In his current show at the New Release gallery in New York’s Chinatown, Jesse Edwards has placed an especially pornographic painting in the space’s very tiny bathroom, hidden from the eyes of any prudish visitors and, one can imagine, the NYPD vice squad of days gone by. (The work depicts a rather crowded orgy.) Intriguingly, a few of Edwards’s paintings appropriate cartoon imagery, like some of Colen’s work, so one suspects he may be aware of that other artist’s earlier bathroom play. If the hidden bathroom painting is a touch corny, so be it: the bathroom is a highly charged, highly specific space—it colors any work shown there, but because of its marginal status in the context of a larger institution, it typically reads as an addendum, a playful footnote to a larger affair.
ANDREW RUSSETH
Bathrooms are, of course, almost always secreted away from public spaces. They are privy to our most basic bodily functions, and bound up with issues of shame, pleasure, and privacy. In other words, it is the exact opposite, the antipode, of the white cube, which in contrast seeks to deny the outside world, creating a central space for supposedly pure aesthetic contemplation, and many artists have fruitfully toyed with its existence as a fraught, charged space.
In his 2010 and 2013 exhibitions at the late-lamented Clifton Benevento gallery in New York, the oblique-thinking sculptor Michael E. Smith masterfully used the bathroom as a space of potent psychic discomfort, placing objects there (a kind of dried out, rotting piece resembling fabric on the edge of the tub in the first instance, a number of pipes on its side in the second) that alluded, respectively, to vanished bodies or unseen networks of pipes.
ANDREW RUSSETH
And with his typically expressionist flourish, Bjarne Melgaard in 2012 turned a bathroom at the tony Upper East Side gallery Luxembourg & Dayan into something resembling the lair of a serial killer or stalker, replete with scrawled notes, drawings, prescription drug bottles, and at least one knife. (It actually had a basis in reality, but it’s a bit too baroque a backstory to explicate here.) It was both overwrought and frankly a bit terrifying. The same goes for Mac Adams’s 1978 installation The Bathroom, which scatters makeup, a blonde wig, and bits of clothing around the place, as if some manic character has disappeared into its bathtub, filled with luscious bubbles.
At the risk of sounding absurdly fanciful, one might argue that, in some instances, the bathroom art show functions as a form of institutional critique, a reminder that, as Taro Gome put it in her 1977 early-childhood classic, Everybody Poops. (Even celebrated artists. Even the most high-powered art dealers.)
ANDREW RUSSETH
Maurizio Cattelan certainly used the format to deliver some very on-the-nose critique last year, when he installed his much-discussed all-gold toilet at the Guggenheim Museum. Titled America, it was a gleefully obvious indictment of wealth inequality in the United States and the art world.

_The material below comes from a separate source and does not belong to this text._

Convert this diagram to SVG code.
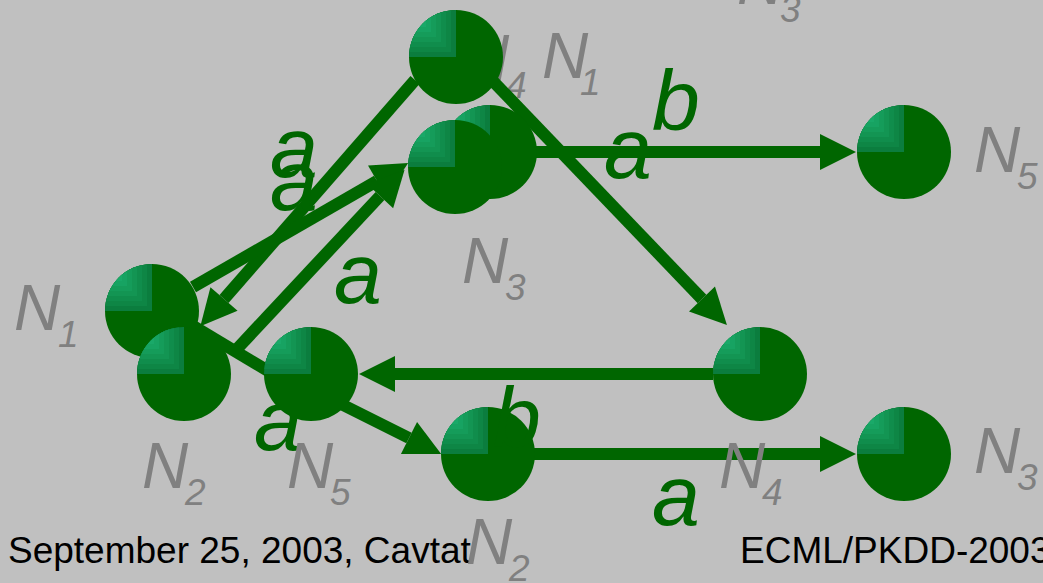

And yet, the golden toilet was a remarkable, sturdy object, quite pleasant and fun to use, if I do say so myself, and it highlighted the little-discussed fact that bathrooms really can be wonderful spaces for viewing art, since they provide a measure of quiet and isolation from crowded galleries and museums. “Presentness is grace,” Michael Fried wrote, but it has rarely felt to me quite as full of grace as when I have been alone in a bathroom with an artwork.

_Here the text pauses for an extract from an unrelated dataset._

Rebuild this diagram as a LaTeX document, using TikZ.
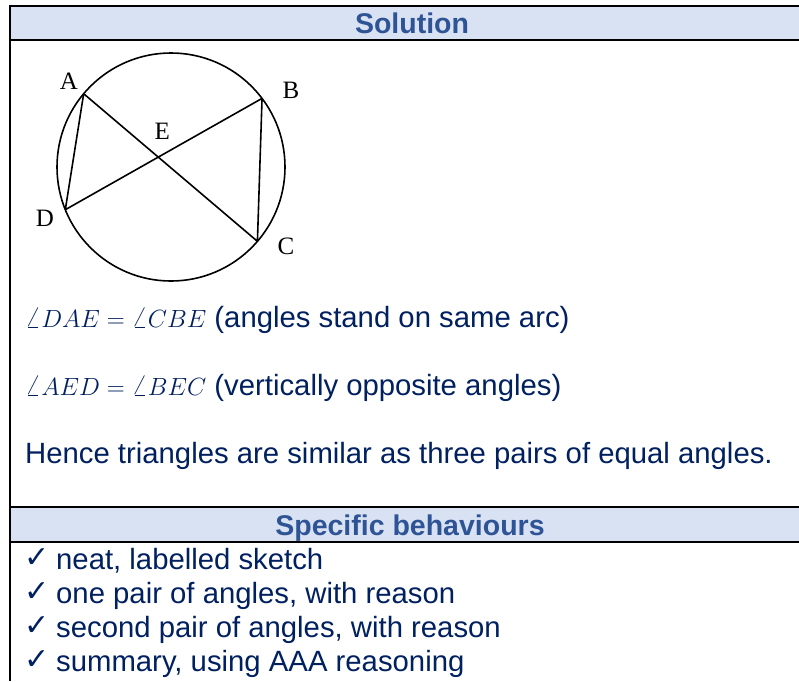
\documentclass[tikz,border=0pt]{standalone}
\usepackage{fontspec}
\setmainfont{Liberation Sans}
\newfontfamily\figfont{Liberation Serif}
\newfontfamily\tickfont{DejaVu Sans}
\usepackage{amsmath}
\usepackage{tikz}
\usetikzlibrary{calc, intersections}
\definecolor{headblue}{HTML}{2F5496}
\definecolor{headfill}{HTML}{D9E2F3}
\definecolor{textnavy}{HTML}{002060}

\begin{document}
\begin{tikzpicture}[x=1pt,y=1pt,
    rule/.style={line width=2.2pt},
    figline/.style={line width=1.6pt},
    headtext/.style={font=\fontsize{28.5}{30}\selectfont\bfseries, text=headblue, anchor=base, inner sep=0pt},
    bodytext/.style={font=\fontsize{29.3}{31}\selectfont, text=textnavy, anchor=base west, inner sep=0pt},
    ticktext/.style={font=\fontsize{30}{32}\selectfont\tickfont, text=textnavy, anchor=base west, inner sep=0pt},
    ptlabel/.style={font=\fontsize{25}{27}\selectfont\figfont, inner sep=0pt}]
    \useasboundingbox (0,0) rectangle (799,-681);
    \fill[white] (0,0) rectangle (799,-681);
    \fill[headfill] (10,-6) rectangle (799,-40);
    \fill[headfill] (10,-507) rectangle (799,-542);
    \foreach \y in {6,40,507,542}{
        \draw[rule] (9,-\y) -- (799,-\y);
    }
    \draw[rule] (10,-5) -- (10,-681);
    \node[headtext] (soltitle) at (412,-33) {Solution};
    \node[headtext] (behtitle) at (410,-535) {Specific behaviours};

    \begin{scope}[shift={(171,-167)}]
        \draw[figline] (0,0) circle (114);
        \coordinate (A) at (140:114);
        \coordinate (B) at (37:114);
        \coordinate (C) at (-40.7:114);
        \coordinate (D) at (202:114);
        \draw[figline] (A) -- (C) (B) -- (D) (A) -- (D) (B) -- (C);
        \coordinate (E) at (intersection of A--C and B--D);
    \end{scope}
    \node[ptlabel] (labA) at (69,-81) {A};
    \node[ptlabel] (labB) at (291,-90) {B};
    \node[ptlabel] (labC) at (286,-246) {C};
    \node[ptlabel] (labD) at (45,-218) {D};
    \node[ptlabel] (labE) at ($(E)+(4,26)$) {E};

    \node[bodytext] (arcline) at (25,-327) {$\angle DAE = \angle CBE$ (angles stand on same arc)};
    \node[bodytext] (vertline) at (25,-395) {$\angle AED = \angle BEC$ (vertically opposite angles)};
    \node[bodytext] (henceline) at (25,-463) {Hence triangles are similar as three pairs of equal angles.};

    \foreach \txt [count=\i] in {{neat, labelled sketch}, {one pair of angles, with reason}, {second pair of angles, with reason}, {summary, using AAA reasoning}}{
        \node[ticktext] (tick\i) at (24,{-567-34.3*(\i-1)}) {✓};
        \node[bodytext] (item\i) at (56,{-569-34.3*(\i-1)}) {\txt};
    }
\end{tikzpicture}
\end{document}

However, we should concede that the bathroom show is often less a curatorial or artistic choice than a logistical imperative, because there is no other real estate to spare. One thinks of the Dependent fairs in New York 2011 and 2012, where exhibitors cleverly used the toilets and showers in their hotel rooms as vital locations for art displays, as well as Gracie Mansion, the East Village art dealer who started her gallery in her bathroom. (Thank you to artist Betty Tompkins for the reminder.) And there is the case of Andreas Angelidakis, who took over an entire apartment earlier this year in Athens for Documenta 14, transmuting the domestic space into a lo-fi psychogeographical tour of Athens. Angelidakis bathed the bathroom in neon light—of course the bathroom had to be part of it!
ANDREW RUSSETH
That was also absolutely the case in Asad Raza’s 2015 “Home Show,” which featured a contribution from Sophia Al Maria that involved a hunk of her hair being stuck into the bathtub’s drain and Raza each day shoving a list of his desires down the tub, sending his urges into the unknown network that sits just beyond, always out of sight of the bathroom, always working.
I am only beginning to scratch the surface of linoleum floors, of ceramic toilet bowls, of shower glass. Defending Duchamp’s Fountain in 1917, the writer Beatrice Wood wrote that “the only works of art America has given are her plumbing and her bridges.” One hundred years later, plumbing, that easily forgotten technical wonder, continues to inspire. One waits expectantly, anticipating the next innovation in the field.